CINCINNATI (WKRC) -- Thursday is the deadline to decide on the fate of Cincinnati's streetcar project, either vote yes to restart the paused project or vote no and lose millions in federal funding. The city's streetcar committee met this morning ahead of a full council meeting this afternoon. Local 12's Joe Webb has the latest in this long drawn-out saga from City Hall.

Mayor John Cranley described today as decision day for the streetcar project for Cincinnati. It now looks like the future of the project hinges on the vote of one city council member, new member Kevin Flynn. It appears there is a 5-4 majority vote to restart the project and keep the $44 million in federal funding, that will go away at midnight if the project is not restarted. But a sixth, very crucial vote, is needed to avoid Mayor Cranley's promised veto.

This morning, the full city council was presented with the KPMG study on shutdown costs versus completion costs. At 2pm, they will meet for a final vote on the project. This morning, council members P.G. Sittenfeld and Charles Winburn told Local 12 they believe the six votes are there for restarting the streetcar but Kevin Flynn has not confirmed that. He says he spent the night talking people working to cover the streetcar's operating costs and he said this morning he is moving in the direction to restart, "if I can get the solid commitments that i'm looking for."

Says Sittenfeld, "I think work continues down to the wire, down to the last minute but I actually do believe when the final votes are cast, 6 votes will be there to move to go forward with this project to avoid the waste of tens of millions of dollars, to avoid huge damage to the city's reputation. I think the streetcar will go ahead."

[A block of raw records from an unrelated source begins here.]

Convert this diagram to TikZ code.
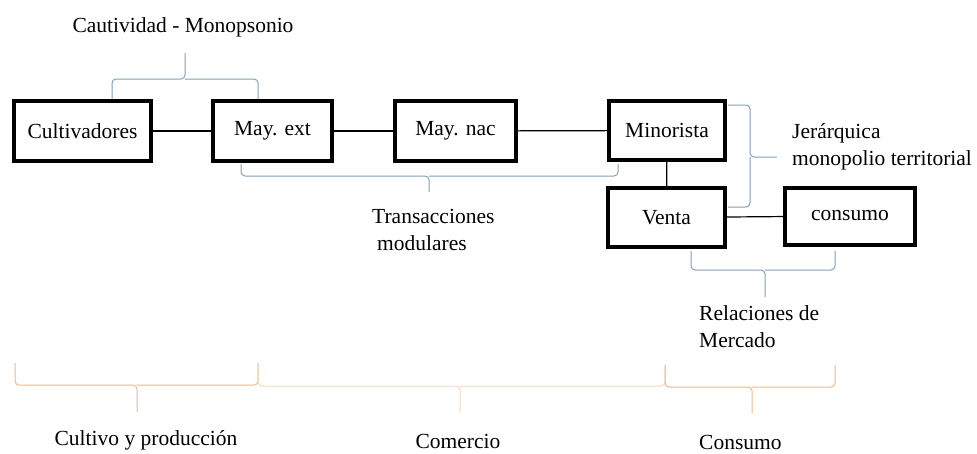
\documentclass[tikz,border=0pt]{standalone}
\usepackage{fontspec}
\setmainfont{Liberation Serif}
\definecolor{bracegray}{RGB}{130,160,185}
\definecolor{braceorange}{RGB}{238,185,140}
\definecolor{braceorangelt}{RGB}{243,215,190}
\tikzset{
  box/.style={draw=black, line width=4pt, fill=white, inner sep=0pt, font=\mainfs},
  link/.style={draw=black, line width=1.2pt},
  bgray/.style={draw=bracegray, line width=1pt, rounded corners=4pt},
  borange/.style={draw=braceorange, line width=1pt, rounded corners=4pt},
  borangelt/.style={draw=braceorangelt, line width=1pt, rounded corners=4pt},
  lbl/.style={inner sep=0pt, font=\mainfs, align=left}
}
\newcommand{\mainfs}{\fontsize{21.5}{26.5}\selectfont}
\begin{document}
\begin{tikzpicture}[x=1pt,y=-1pt]
\useasboundingbox (0,0) rectangle (977,453);

% boxes
\node[box, minimum width=137pt, minimum height=60pt] (cult) at (82.5,131) {Cultivadores};
\node[box, minimum width=119pt, minimum height=60pt] (mayext) at (272.5,131) {May. ext};
\node[box, minimum width=121pt, minimum height=60pt] (maynac) at (455.5,131) {May. nac};
\node[box, minimum width=116pt, minimum height=59pt] (mino) at (667,130.5) {Minorista};
\node[box, minimum width=117pt, minimum height=59pt] (venta) at (666.5,217.5) {Venta};
\node[box, minimum width=130pt, minimum height=57pt] (cons) at (850,216) {consumo};

% connectors
\draw[link] (cult) -- (mayext);
\draw[link] (mayext) -- (maynac);
\draw[link] (maynac) -- (mino);
\draw[link] (mino) -- (venta);
\draw[link] (venta) -- (cons);

% gray braces
\draw[bgray] (112,99) -- (112,79) -- (185,79) -- (185,53);
\draw[bgray] (258,99) -- (258,79) -- (185,79);
\draw[bgray] (241,164) -- (241,176) -- (429,176) -- (429,192);
\draw[bgray] (618,164) -- (618,176) -- (429,176);
\draw[bgray] (728,105) -- (750,105) -- (750,157) -- (777,157);
\draw[bgray] (728,207) -- (750,207) -- (750,157);
\draw[bgray] (691,251) -- (691,270) -- (765,270) -- (765,297);
\draw[bgray] (835,251) -- (835,270) -- (765,270);

% orange braces
\draw[borange] (15,363) -- (15,385) -- (137,385) -- (137,412);
\draw[borange] (258,363) -- (258,385) -- (137,385);
\draw[borangelt] (258,363) -- (258,386) -- (460,386) -- (460,413);
\draw[borangelt] (665,365) -- (665,386) -- (460,386);
\draw[borange] (665,365) -- (665,387) -- (752,387) -- (752,413);
\draw[borange] (835,365) -- (835,387) -- (752,387);

% labels
\node[lbl] (lcaut) at (183,27) {Cautividad - Monopsonio};
\node[lbl, anchor=west] (ltrans) at (372,230) {Transacciones\\\hspace*{5pt}modulares};
\node[lbl, anchor=west] (ljer) at (792,147) {Jerárquica\\monopolio territorial};
\node[lbl, anchor=west] (lrel) at (699,326.5) {Relaciones de\\Mercado};
\node[lbl] (lcult) at (146,440) {Cultivo y producción};
\node[lbl] (lcom) at (458,441) {Comercio};
\node[lbl, anchor=west] (lconsu) at (699,442) {Consumo};
\end{tikzpicture}
\end{document}
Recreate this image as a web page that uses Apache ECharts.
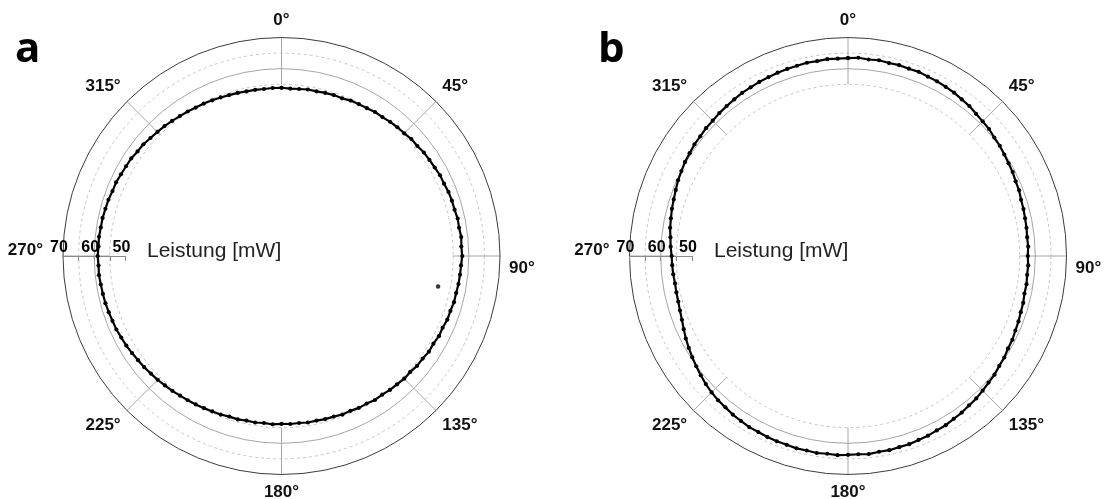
<!DOCTYPE html>
<html><head><meta charset="utf-8">
<script src="https://cdn.jsdelivr.net/npm/echarts@6/dist/echarts.min.js"></script>
<style>html,body{margin:0;padding:0;background:#fff}#c{width:1104px;height:499px}</style>
</head><body><div id="c"></div>
<script>
// angle (degrees, clockwise from top) of each measurement
const angles = [0,3,6,9,12,15,18,21,24,27,30,33,36,39,42,45,48,51,54,57,60,63,66,69,72,75,78,81,84,87,
  90,93,96,99,102,105,108,111,114,117,120,123,126,129,132,135,138,141,144,147,150,153,156,159,162,165,168,171,174,177,
  180,183,186,189,192,195,198,201,204,207,210,213,216,219,222,225,228,231,234,237,240,243,246,249,252,255,258,261,264,267,
  270,273,276,279,282,285,288,291,294,297,300,303,306,309,312,315,318,321,324,327,330,333,336,339,342,345,348,351,354,357];
// Leistung [mW], panel a
const powerA = [53.9,53.7,53.8,54.0,53.9,54.1,54.2,54.1,54.5,54.6,54.7,55.0,55.0,55.3,55.5,55.6,56.0,56.0,56.4,56.5,56.7,57.0,57.0,57.3,57.4,57.4,57.7,57.6,57.9,57.7,
  57.9,57.6,57.5,57.4,57.2,57.2,56.9,56.9,56.5,56.6,56.2,56.3,55.9,55.9,55.5,55.6,55.3,55.2,54.9,55.0,54.6,54.6,54.3,54.4,54.1,54.1,53.9,54.0,53.8,53.9,
  53.8,54.0,53.8,54.0,53.9,54.2,54.1,54.4,54.5,54.7,54.9,55.1,55.3,55.6,55.8,56.1,56.3,56.6,56.8,57.1,57.4,57.6,57.9,58.0,58.2,58.4,58.5,58.6,58.8,58.7,
  58.9,58.7,58.8,58.6,58.6,58.4,58.3,58.0,58.0,57.7,57.5,57.4,57.0,56.9,56.5,56.2,56.0,55.7,55.4,55.2,54.9,54.8,54.6,54.4,54.2,54.1,53.9,53.9,53.8,53.9];
// single stray point in panel a: [power, angle]
const strayA = [[51.1, 101]];
// Leistung [mW], panel b
const powerB = [63.4,63.6,63.3,63.5,63.2,63.3,63.1,63.2,62.9,62.8,62.6,62.4,62.0,61.8,61.3,61.0,60.8,60.3,60.1,59.7,59.4,59.2,58.8,58.7,58.3,58.2,58.0,57.9,57.7,57.8,
  57.6,57.8,57.7,57.9,57.8,58.1,58.2,58.5,58.7,59.1,59.2,59.7,59.9,60.4,60.6,61.0,61.4,61.6,62.0,62.2,62.6,62.7,63.0,63.1,63.4,63.4,63.6,63.5,63.8,63.6,
  63.7,63.9,63.7,63.9,63.7,63.8,63.6,63.6,63.5,63.3,63.3,63.0,62.8,62.4,62.2,61.8,61.3,60.7,60.1,59.5,58.9,58.3,57.6,57.0,56.6,56.3,56.2,56.1,56.3,56.4,
  56.5,56.9,57.2,57.7,58.0,58.4,58.7,59.1,59.6,59.9,60.3,60.5,60.8,60.9,61.2,61.3,61.6,61.8,62.0,62.3,62.4,62.6,62.7,62.9,63.0,63.1,63.3,63.2,63.4,63.3];
const radialLabels = [50, 60, 70];
const dashedRings = [55, 65];
const solidRing = 60;
const radialMax = 70;
const radialAxisMin = 50;
const spokeMin = 55;
const angleTickStep = 45;
const axisName = 'Leistung [mW]';
const panelLetters = ['a', 'b'];

const R = 218.5;
const CY = 256;
const panels = [
  {cx: 281.5, values: powerA, extra: strayA, letterX: 15, nameX: 147},
  {cx: 848, values: powerB, extra: [], letterX: 598, nameX: 714}
];

const polar = [], angleAxis = [], radiusAxis = [], series = [], graphic = [];
const hidden = {axisLine:{show:false}, axisTick:{show:false}, axisLabel:{show:false}, splitLine:{show:false}};
const degRich = {
  d: {color:'#111', fontWeight:'bold', fontSize:17, fontFamily:'Liberation Sans'},
  up: {color:'#111', fontWeight:'bold', fontSize:17, fontFamily:'Liberation Sans', padding:[0,11,12,0]},
  down: {color:'#111', fontWeight:'bold', fontSize:17, fontFamily:'Liberation Sans', padding:[24,0,0,0]}
};

panels.forEach((p, k) => {
  const b = k * 4;
  const center = [p.cx, CY];
  // 0: data polar
  polar.push({center, radius: R});
  angleAxis.push({polarIndex: b, type:'value', min:0, max:360, interval:angleTickStep, startAngle:90, clockwise:true,
    axisLine:{show:true, lineStyle:{color:'#3c3c3c', width:1}}, axisTick:{show:false}, splitLine:{show:false},
    axisLabel:{show:true, margin:9, rich:degRich,
      formatter: v => v === 270 ? '{up|' + v + '°}' : (v === 90 ? '{down|' + v + '°}' : '{d|' + v + '°}')}});
  radiusAxis.push(Object.assign({polarIndex: b, type:'value', min:0, max:radialMax}, hidden));
  // 1: annulus for spokes and dashed rings
  polar.push({center, radius: [R * spokeMin / radialMax, R]});
  angleAxis.push({polarIndex: b+1, type:'value', min:0, max:360, interval:angleTickStep, startAngle:90, clockwise:true,
    axisLine:{show:false}, axisTick:{show:false}, axisLabel:{show:false},
    splitLine:{show:true, lineStyle:{color:'#a6a6a6', width:1}}});
  radiusAxis.push({polarIndex: b+1, type:'value', min:spokeMin, max:radialMax, interval:5,
    axisLine:{show:false}, axisTick:{show:false}, axisLabel:{show:false},
    splitLine:{show:true, lineStyle:{color:[spokeMin,60,65,70].map(v => dashedRings.includes(v) ? '#c6c6c6' : 'rgba(0,0,0,0)'), type:[3,3], width:1}}});
  // 2: solid ring at 60
  polar.push({center, radius: R * solidRing / radialMax});
  angleAxis.push({polarIndex: b+2, type:'value', min:0, max:360, startAngle:90,
    axisLine:{show:true, lineStyle:{color:'#a6a6a6', width:1}}, axisTick:{show:false}, axisLabel:{show:false}, splitLine:{show:false}});
  radiusAxis.push(Object.assign({polarIndex: b+2, type:'value', min:0, max:solidRing}, hidden));
  // 3: radial scale drawn toward 270°
  polar.push({center, radius: [R * radialAxisMin / radialMax, R]});
  angleAxis.push(Object.assign({polarIndex: b+3, type:'value', min:0, max:360, startAngle:180}, hidden));
  radiusAxis.push({polarIndex: b+3, type:'value', min:radialAxisMin, max:radialMax, interval:5, z:6,
    axisLine:{show:true, lineStyle:{color:'#8a8a8a', width:1}},
    axisTick:{show:true, length:5, lineStyle:{color:'#8a8a8a', width:1}},
    splitLine:{show:false},
    axisLabel:{show:true, showMinLabel:true, showMaxLabel:true, margin:-16, color:'#000', fontWeight:'bold', fontSize:16,
      fontFamily:'Liberation Sans', padding:[0,8,0,0],
      formatter: v => radialLabels.includes(v) ? String(v) : ''}});

  const pts = angles.map((a, i) => [p.values[i], a]);
  pts.push(pts[0]);
  series.push({type:'line', coordinateSystem:'polar', polarIndex:b, data:pts, symbol:'circle', symbolSize:4.2,
    showSymbol:true, itemStyle:{color:'#000'}, lineStyle:{color:'#000', width:2.2}, z:10, animation:false});
  if (p.extra.length) {
    series.push({type:'scatter', coordinateSystem:'polar', polarIndex:b, data:p.extra, symbol:'circle', symbolSize:4.5,
      itemStyle:{color:'#000'}, z:10, animation:false});
  }
  graphic.push({type:'text', x:p.letterX, y:50, style:{text:panelLetters[k], font:'bold 42px "Open Sans"', fill:'#000', verticalAlign:'middle'}});
  graphic.push({type:'text', x:p.nameX, y:251, style:{text:axisName, font:'21px "Liberation Sans"', fill:'#222', verticalAlign:'middle'}});
});

const chart = echarts.init(document.getElementById('c'), null, {renderer:'canvas'});
chart.setOption({animation:false, backgroundColor:'#fff', polar, angleAxis, radiusAxis, series, graphic});
</script>
</body></html>
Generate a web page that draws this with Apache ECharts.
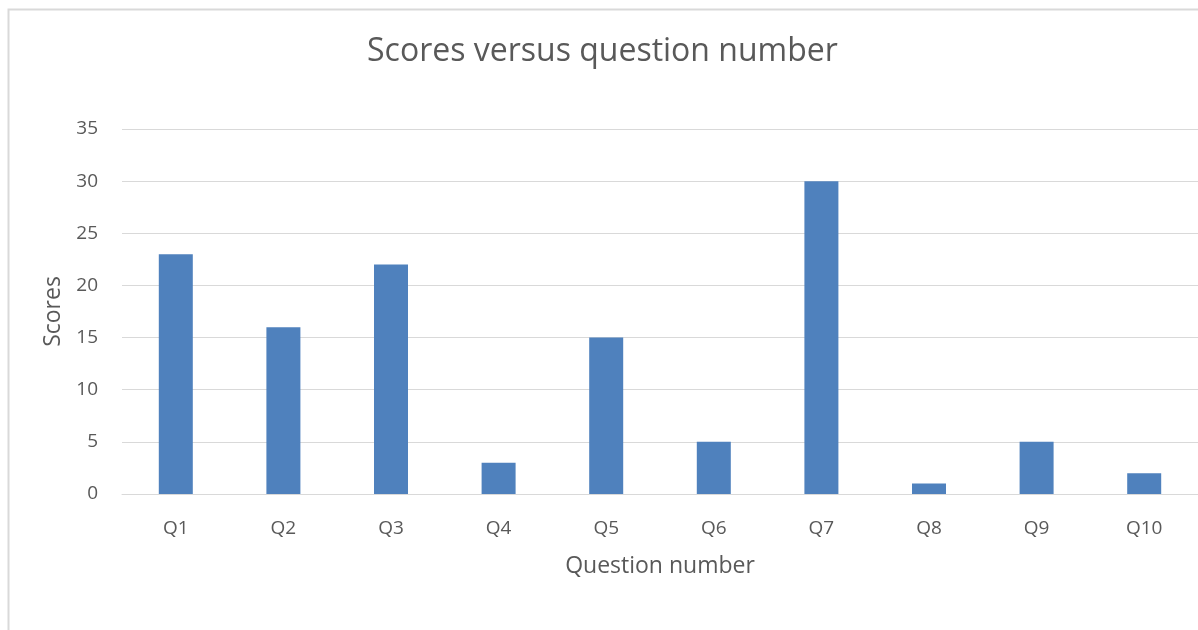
<!DOCTYPE html>
<html><head><meta charset="utf-8">
<script src="https://cdn.jsdelivr.net/npm/echarts@6/dist/echarts.min.js"></script>
<style>html,body{margin:0;padding:0;background:#fff}#c{width:1198px;height:630px}</style>
</head><body><div id="c"></div>
<script>
const categories = ['Q1','Q2','Q3','Q4','Q5','Q6','Q7','Q8','Q9','Q10'];
const scores = [23,16,22,3,15,5,30,1,5,2];
const titleText = 'Scores versus question number';
const xName = 'Question number';
const yName = 'Scores';

const font = 'Open Sans';
const chart = echarts.init(document.getElementById('c'));
chart.setOption({
  animation: false,
  backgroundColor: '#ffffff',
  graphic: [{
    type: 'rect', left: 6, top: 7, silent: true,
    shape: { width: 1400, height: 800 },
    style: { fill: 'none', stroke: '#d9d9d9', lineWidth: 2 }
  }],
  title: {
    text: titleText, left: 362, top: 31,
    textStyle: { fontFamily: font, fontSize: 32, fontWeight: 'normal', color: '#595959' }
  },
  grid: { left: 122, right: -1, top: 129, bottom: 136, containLabel: false },
  xAxis: {
    type: 'category', data: categories,
    name: xName, nameLocation: 'middle', nameGap: 61,
    nameTextStyle: { fontFamily: font, fontSize: 23, color: '#595959' },
    axisLine: { lineStyle: { color: '#d9d9d9', width: 1 } },
    axisTick: { show: false },
    axisLabel: { fontFamily: font, fontSize: 19, color: '#595959', margin: 25 }
  },
  yAxis: {
    type: 'value', min: 0, max: 35, interval: 5,
    name: yName, nameLocation: 'middle', nameGap: 57, nameRotate: 90,
    nameTextStyle: { fontFamily: font, fontSize: 23, color: '#595959' },
    axisLine: { show: false }, axisTick: { show: false },
    axisLabel: { fontFamily: font, fontSize: 19, color: '#595959', margin: 24 },
    splitLine: { lineStyle: { color: '#d9d9d9', width: 1 } }
  },
  series: [{
    type: 'bar', data: scores, barWidth: 34,
    itemStyle: { color: '#4f81bd' }
  }]
});
</script></body></html>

Mayor Cranley says "of course I'll move forward, of course we'll get past this either way, I believe in Cincinnati with or without a streetcar. So, if they have the votes to override and move forward, then we'll move forward. If we don't have the votes then we'll stop. But cincinnati is not going to rise or fall on the streetcar."

SORTA CEO Terry Garcia Crews spoke about the agency's proposal to take operating costs off the books. She offered city council some assurances, but no hard guarantees. At this point city council members are well briefed, there's no new information that can be out there on the pros and cons. They have until midnight answer the $44 million question that will decide if Cincinnati has a streetcar.